There is a leathery-covering over the top plate of the grip. It something I haven't seen much of on other grips, but it looks nice for the 10 seconds you see it before attaching to your camera. And I do believe it may be functional. The very assuring way the grip aligns with the body as the grip is mounted is nice. There are NO squeaks once the two parts are perfectly joined. The grip does not ever feel loose or move around any. It's just the way it should be.
It does LOOK a bit big for what it is--which makes the camera look even more like a DSLR. That could be good or bad, certainly makes it taller, but its pretty slim (the cameras girth in general is much less than a DSLR). I wonder if there is extra space inside there, if there was some way they might have been able to fit TWO batteries in the grip (would probably be nice for extended shooting) but I don't think it would work. The battery kinda slides into the grip at an angle strangely, but its of no concern at all, just different.

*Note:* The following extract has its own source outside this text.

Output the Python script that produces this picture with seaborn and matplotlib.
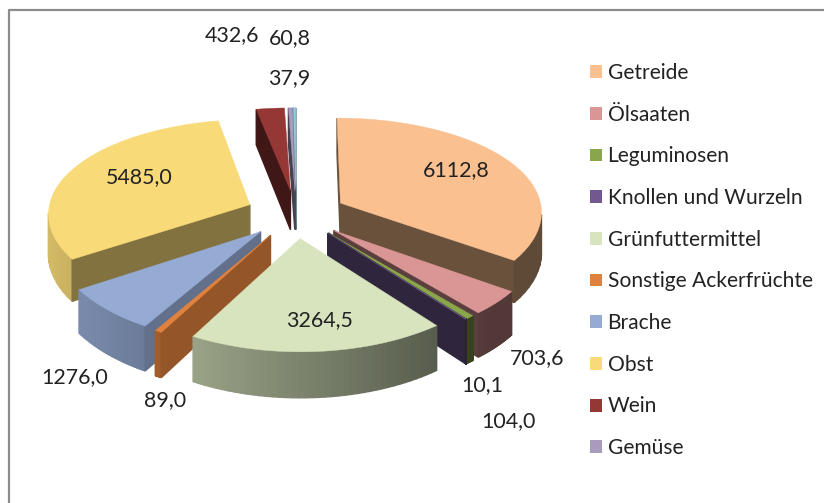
import numpy as np
import matplotlib
matplotlib.use("Agg")
import matplotlib.pyplot as plt
import seaborn as sns
from matplotlib.lines import Line2D
from matplotlib.patches import Patch, Polygon

# Flaechennutzung, one value per slice, clockwise from 12 o'clock
categories = ["Getreide", "Ölsaaten", "Leguminosen", "Knollen und Wurzeln", "Grünfuttermittel",
              "Sonstige Ackerfrüchte", "Brache", "Obst", "Wein", "Gemüse", ""]
values = [6112.8, 703.6, 104.0, 10.1, 3264.5, 89.0, 1276.0, 5485.0, 432.6, 60.8, 37.9]
value_labels = ["6112,8", "703,6", "104,0", "10,1", "3264,5", "89,0", "1276,0", "5485,0", "432,6", "60,8", "37,9"]
colors = ["#FAC090", "#D99694", "#8AA64A", "#71588F", "#D7E4BD", "#E0823D",
          "#95ABD4", "#F8DA78", "#953735", "#A99BBD", "#93CDDD"]

# label centres in pixels, the chart has them dragged around by hand
label_pos = [(456, 170), (537, 358), (508, 421), (482, 385), (320, 320), (165, 400),
             (75, 377), (139, 177), (232, 35), (290, 38), (289, 78)]

CX, CY = 296, 214      # pie centre on screen
SX, SY = 202, 96       # unit radius in px
PX, PY = 0.083, 0.104  # perspective, front of the pie gets bigger
DEPTH = 40

sns.set_theme(style="white")
plt.rcParams["font.family"] = ["Lato", "DejaVu Sans"]


def project(u, y, z=0.0):
    # y is up in pie coordinates, so the viewer sits at -y
    v = -np.asarray(y)
    sx = 1 / (1 - PX * v)
    sy = 1 / (1 - PY * v)
    return np.column_stack([CX + SX * np.asarray(u) * sx, CY + SY * v * sy + z * DEPTH * sy])


def shade(col, f):
    return tuple(np.array(matplotlib.colors.to_rgb(col)) * f)


fig = plt.figure(figsize=(8.24, 5.03), dpi=100)

# let pie work out the angles and the explode offsets, then draw the solid from those wedges
tmp = fig.add_axes([0, 0, 1, 1])
wedges, _ = tmp.pie(values, startangle=90, counterclock=False, explode=[0.25] * len(values), radius=1)
geom = [(w.center, w.r, w.theta1, w.theta2) for w in wedges]
tmp.remove()

ax = fig.add_axes([0, 0, 1, 1])
ax.set_xlim(0, 824)
ax.set_ylim(503, 0)
ax.axis("off")

# back to front
order = sorted(range(len(values)), key=lambda i: -geom[i][0][1])
z = 1
for i in order:
    (cu, cy), r, t1, t2 = geom[i]
    th = np.radians(np.linspace(t1, t2, 41))
    u = np.r_[cu, cu + r * np.cos(th)]
    y = np.r_[cy, cy + r * np.sin(th)]
    top = project(u, y)
    bot = project(u, y, 1.0)
    n = len(u)
    for a in range(n):
        b = (a + 1) % n
        quad = np.array([top[a], top[b], bot[b], bot[a]])
        area = np.sum(quad[:, 0] * np.roll(quad[:, 1], -1) - np.roll(quad[:, 0], -1) * quad[:, 1])
        if area <= 0:      # faces away from the viewer
            continue
        nx = (y[b] - y[a]) / np.hypot(u[b] - u[a], y[b] - y[a])
        if a == 0 or b == 0:
            f = 0.42 + 0.42 * max(nx - 0.3, 0)   # cut faces
        else:
            f = max(0.38, 0.58 - 0.28 * nx)      # outer rim, light from the left
        c = shade(colors[i], f)
        ax.add_patch(Polygon(quad, closed=True, fc=c, ec=c, lw=1.0, zorder=z))
    z += 1
    ax.add_patch(Polygon(top, closed=True, fc=colors[i], ec=colors[i], lw=0.3, zorder=z))
    z += 1

for txt, (px, py) in zip(value_labels, label_pos):
    ax.text(px, py, txt, ha="center", va="center", fontsize=15.4, color="#222222", zorder=z)

handles = [Patch(fc=c, ec="none", label=l) for c, l in zip(colors, categories) if l]
ax.legend(handles=handles, loc="upper left", bbox_to_anchor=(590 / 824, 1 - 63 / 503), frameon=False,
          fontsize=15.1, labelspacing=1.034, handlelength=0.57, handleheight=0.57, handletextpad=0.27,
          labelcolor="#222222", borderpad=0, borderaxespad=0)

# outer frame of the screenshot, only top and left are in the crop
fig.add_artist(Line2D([9 / 824, 9 / 824, 1], [0, 1 - 10 / 503, 1 - 10 / 503], color="#8c8c8c", lw=1.6))

fig.savefig("out.png", dpi=100, facecolor="white")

You keep one battery in the camera body. I chose to keep the battery I got with the camera inside the body, making sure it was fully charged first. With all my grip-enabled cameras, I try to just use the body battery as necessity, not for general shooting--'cause its a bit of a pain to unscrew and dismount the grip to change out the battery in the camera. But it is easy to change the battery in the grip. There is a little slide release that opens the door on the left side (from shooter's position) of the grip/camera. You have to slide it BACK into position, there is no spring-loading--just like the battery cover on the camera. There is a spring-loaded clip inside, that holds battery in position, also just like the camera.
The controls work well. They basically duplicate what is on the camera. From top (vertically-arranged on the left) Focus Assist (abbreviated "F.A."), AE-L, and AF-L. Above and to the right is the selector wheel. All the buttons and the wheel look and feel exactly as the ones on the body. The SHUTTER RELEASE is also very similar. Same size and pressure-release sensitivity. There is a lock ring around the shutter button that mimics the ON-OFF switch on the camera. It of course just locks the release, does not power the camera on/off. The shutter seems almost the same trigger-feel as the body shutter release--maybe just a tad bit harder or longer (I may be imagining it)--it's so close you will not worry about it. And maybe I just need to shoot with it more and loosen it up a bit.
The grip on the camera FITS my hand very nicely. It feels solid, makes holding the camera in either position (H or V) more comfortable and grip-able (yea, that's what its for, huh?)
I think your hand rests even less on the selector dials on the camera with the grip attached (the D-pad that is too recessed making it hard to maneuver--hmm, maybe they shoulda just designed a built-in vertical grip that was slightly smaller and then made the D-pad on the camera work better!).
That's about it really. I'm sure if you are reading this you already figured most of this out, but I hope it was helpful anyway.
I have already shot some product shots that I will attach here with the review or on the X-T1 body review. Maybe they will be helpful for SIZE COMPARISON, as many might like to see how the camera compares to a few others in terms of size.